**Given exercise**
Leave out the pictures and copy everything else below exactly.
— begin Material provided —
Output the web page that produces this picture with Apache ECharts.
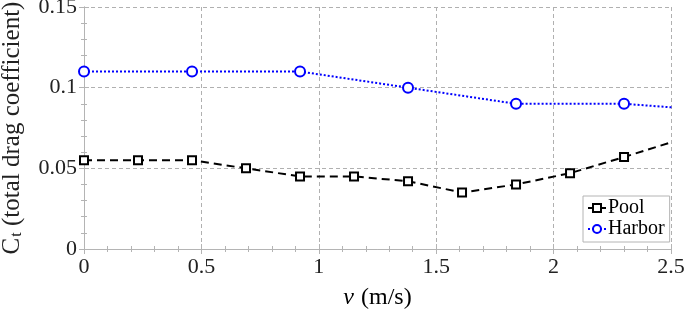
<!DOCTYPE html>
<html>
<head>
<meta charset="utf-8">
<script src="https://cdn.jsdelivr.net/npm/echarts@6/dist/echarts.min.js"></script>
<style>
  html, body { margin: 0; padding: 0; background: #fff; }
  #chart { width: 685px; height: 311px; }
</style>
</head>
<body>
<div id="chart"></div>
<script>
// flow speed v (m/s) and total drag coefficient Ct
const speedPool = [0, 0.23, 0.46, 0.69, 0.92, 1.15, 1.38, 1.61, 1.84, 2.07, 2.30, 2.53];
const ctPool = [0.055, 0.055, 0.055, 0.050, 0.045, 0.045, 0.042, 0.035, 0.040, 0.047, 0.057, 0.0675];
const speedHarbor = [0, 0.46, 0.92, 1.38, 1.84, 2.30, 2.76];
const ctHarbor = [0.11, 0.11, 0.11, 0.10, 0.09, 0.09, 0.085];

const serif = "Liberation Serif";
const boxColor = "#b4b4b4";

function pairs(xs, ys) {
  return xs.map((x, i) => [x, ys[i]]);
}

function frameAxis(pos, min, max, interval) {
  return {
    type: "value",
    position: pos,
    min: min,
    max: max,
    interval: interval,
    axisLine: { show: true, lineStyle: { color: boxColor, width: 1 } },
    axisTick: { show: true, inside: true, length: 5, lineStyle: { color: boxColor } },
    minorTick: { show: true, splitNumber: 5, length: 3, lineStyle: { color: boxColor } },
    axisLabel: { show: false },
    splitLine: { show: false }
  };
}

const chart = echarts.init(document.getElementById("chart"));

const option = {
  animation: false,
  textStyle: { fontFamily: serif },
  grid: { left: 84, right: 14, top: 7, bottom: 62, containLabel: false, outerBoundsMode: "none" },
  legend: {
    orient: "vertical",
    left: 583,
    top: 196,
    padding: [2, 5, 3, 4],
    itemGap: 1,
    itemWidth: 18,
    itemHeight: 10,
    backgroundColor: "#fff",
    borderColor: boxColor,
    borderWidth: 1,
    borderRadius: 0,
    textStyle: { fontFamily: serif, fontSize: 20, color: "#000", padding: [0, 0, 0, -3] },
    data: ["Pool", "Harbor"]
  },
  xAxis: [
    {
      type: "value",
      min: 0,
      max: 2.5,
      interval: 0.5,
      name: "{i|v} {n|(m/s)}",
      nameLocation: "middle",
      nameGap: 37,
      nameTextStyle: {
        rich: {
          i: { fontFamily: serif, fontSize: 24, fontStyle: "italic", color: "#000", padding: [0, 4, 0, 0] },
          n: { fontFamily: serif, fontSize: 24, color: "#000" }
        }
      },
      axisLine: { show: true, onZero: false, lineStyle: { color: boxColor, width: 1 } },
      axisTick: { show: true, inside: true, length: 5, lineStyle: { color: boxColor } },
      minorTick: { show: true, splitNumber: 5, length: 3, lineStyle: { color: boxColor } },
      axisLabel: { fontFamily: serif, fontSize: 22, color: "#222", margin: 7 },
      splitLine: { show: true, lineStyle: { color: "#b0b0b0", type: [4, 3], width: 1 } }
    },
    frameAxis("top", 0, 2.5, 0.5)
  ],
  yAxis: [
    {
      type: "value",
      min: 0,
      max: 0.15,
      interval: 0.05,
      name: "{m|C}{s|t}{m| (total drag coefficient)}",
      nameLocation: "middle",
      nameGap: 59,
      nameTextStyle: {
        rich: {
          m: { fontFamily: serif, fontSize: 25, color: "#222", lineHeight: 25, verticalAlign: "top" },
          s: { fontFamily: serif, fontSize: 16, color: "#222", lineHeight: 16, verticalAlign: "bottom", padding: [16, 0, 0, 1] }
        }
      },
      axisLine: { show: true, onZero: false, lineStyle: { color: boxColor, width: 1 } },
      axisTick: { show: true, inside: true, length: 5, lineStyle: { color: boxColor } },
      minorTick: { show: true, splitNumber: 5, length: 3, lineStyle: { color: boxColor } },
      axisLabel: { fontFamily: serif, fontSize: 22, color: "#222", margin: 7 },
      splitLine: { show: true, lineStyle: { color: "#b0b0b0", type: [4, 3], width: 1 } }
    },
    frameAxis("right", 0, 0.15, 0.05)
  ],
  series: [
    {
      name: "Pool",
      type: "line",
      data: pairs(speedPool, ctPool),
      clip: true,
      symbol: "emptyRect",
      symbolSize: 8,
      color: "#000",
      lineStyle: { color: "#000", width: 2, type: [8, 5] },
      itemStyle: { color: "#000", borderColor: "#000", borderWidth: 1.5 },
      z: 3
    },
    {
      name: "Harbor",
      type: "line",
      data: pairs(speedHarbor, ctHarbor),
      clip: true,
      symbol: "emptyCircle",
      symbolSize: 10,
      color: "#0000ff",
      lineStyle: { color: "#0000ff", width: 2, type: [2, 2] },
      itemStyle: { color: "#0000ff", borderColor: "#0000ff", borderWidth: 2 },
      z: 3
    }
  ]
};

chart.setOption(option);
</script>
</body>
</html>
— end Material provided —
**Solution**
Output the web page that produces this picture with Apache ECharts.
<!DOCTYPE html>
<html>
<head>
<meta charset="utf-8">
<script src="https://cdn.jsdelivr.net/npm/echarts@6/dist/echarts.min.js"></script>
<style>
  html, body { margin: 0; padding: 0; background: #fff; }
  #chart { width: 685px; height: 311px; }
</style>
</head>
<body>
<div id="chart"></div>
<script>
// flow speed v (m/s) and total drag coefficient Ct
const speedPool = [0, 0.23, 0.46, 0.69, 0.92, 1.15, 1.38, 1.61, 1.84, 2.07, 2.30, 2.53];
const ctPool = [0.055, 0.055, 0.055, 0.050, 0.045, 0.045, 0.042, 0.035, 0.040, 0.047, 0.057, 0.0675];
const speedHarbor = [0, 0.46, 0.92, 1.38, 1.84, 2.30, 2.76];
const ctHarbor = [0.11, 0.11, 0.11, 0.10, 0.09, 0.09, 0.085];

const serif = "Liberation Serif";
const boxColor = "#b4b4b4";

function pairs(xs, ys) {
  return xs.map((x, i) => [x, ys[i]]);
}

function frameAxis(pos, min, max, interval) {
  return {
    type: "value",
    position: pos,
    min: min,
    max: max,
    interval: interval,
    axisLine: { show: true, lineStyle: { color: boxColor, width: 1 } },
    axisTick: { show: true, inside: true, length: 5, lineStyle: { color: boxColor } },
    minorTick: { show: true, splitNumber: 5, length: 3, lineStyle: { color: boxColor } },
    axisLabel: { show: false },
    splitLine: { show: false }
  };
}

const chart = echarts.init(document.getElementById("chart"));

const option = {
  animation: false,
  textStyle: { fontFamily: serif },
  grid: { left: 84, right: 14, top: 7, bottom: 62, containLabel: false, outerBoundsMode: "none" },
  legend: {
    orient: "vertical",
    left: 583,
    top: 196,
    padding: [2, 5, 3, 4],
    itemGap: 1,
    itemWidth: 18,
    itemHeight: 10,
    backgroundColor: "#fff",
    borderColor: boxColor,
    borderWidth: 1,
    borderRadius: 0,
    textStyle: { fontFamily: serif, fontSize: 20, color: "#000", padding: [0, 0, 0, -3] },
    data: ["Pool", "Harbor"]
  },
  xAxis: [
    {
      type: "value",
      min: 0,
      max: 2.5,
      interval: 0.5,
      name: "{i|v} {n|(m/s)}",
      nameLocation: "middle",
      nameGap: 37,
      nameTextStyle: {
        rich: {
          i: { fontFamily: serif, fontSize: 24, fontStyle: "italic", color: "#000", padding: [0, 4, 0, 0] },
          n: { fontFamily: serif, fontSize: 24, color: "#000" }
        }
      },
      axisLine: { show: true, onZero: false, lineStyle: { color: boxColor, width: 1 } },
      axisTick: { show: true, inside: true, length: 5, lineStyle: { color: boxColor } },
      minorTick: { show: true, splitNumber: 5, length: 3, lineStyle: { color: boxColor } },
      axisLabel: { fontFamily: serif, fontSize: 22, color: "#222", margin: 7 },
      splitLine: { show: true, lineStyle: { color: "#b0b0b0", type: [4, 3], width: 1 } }
    },
    frameAxis("top", 0, 2.5, 0.5)
  ],
  yAxis: [
    {
      type: "value",
      min: 0,
      max: 0.15,
      interval: 0.05,
      name: "{m|C}{s|t}{m| (total drag coefficient)}",
      nameLocation: "middle",
      nameGap: 59,
      nameTextStyle: {
        rich: {
          m: { fontFamily: serif, fontSize: 25, color: "#222", lineHeight: 25, verticalAlign: "top" },
          s: { fontFamily: serif, fontSize: 16, color: "#222", lineHeight: 16, verticalAlign: "bottom", padding: [16, 0, 0, 1] }
        }
      },
      axisLine: { show: true, onZero: false, lineStyle: { color: boxColor, width: 1 } },
      axisTick: { show: true, inside: true, length: 5, lineStyle: { color: boxColor } },
      minorTick: { show: true, splitNumber: 5, length: 3, lineStyle: { color: boxColor } },
      axisLabel: { fontFamily: serif, fontSize: 22, color: "#222", margin: 7 },
      splitLine: { show: true, lineStyle: { color: "#b0b0b0", type: [4, 3], width: 1 } }
    },
    frameAxis("right", 0, 0.15, 0.05)
  ],
  series: [
    {
      name: "Pool",
      type: "line",
      data: pairs(speedPool, ctPool),
      clip: true,
      symbol: "emptyRect",
      symbolSize: 8,
      color: "#000",
      lineStyle: { color: "#000", width: 2, type: [8, 5] },
      itemStyle: { color: "#000", borderColor: "#000", borderWidth: 1.5 },
      z: 3
    },
    {
      name: "Harbor",
      type: "line",
      data: pairs(speedHarbor, ctHarbor),
      clip: true,
      symbol: "emptyCircle",
      symbolSize: 10,
      color: "#0000ff",
      lineStyle: { color: "#0000ff", width: 2, type: [2, 2] },
      itemStyle: { color: "#0000ff", borderColor: "#0000ff", borderWidth: 2 },
      z: 3
    }
  ]
};

chart.setOption(option);
</script>
</body>
</html>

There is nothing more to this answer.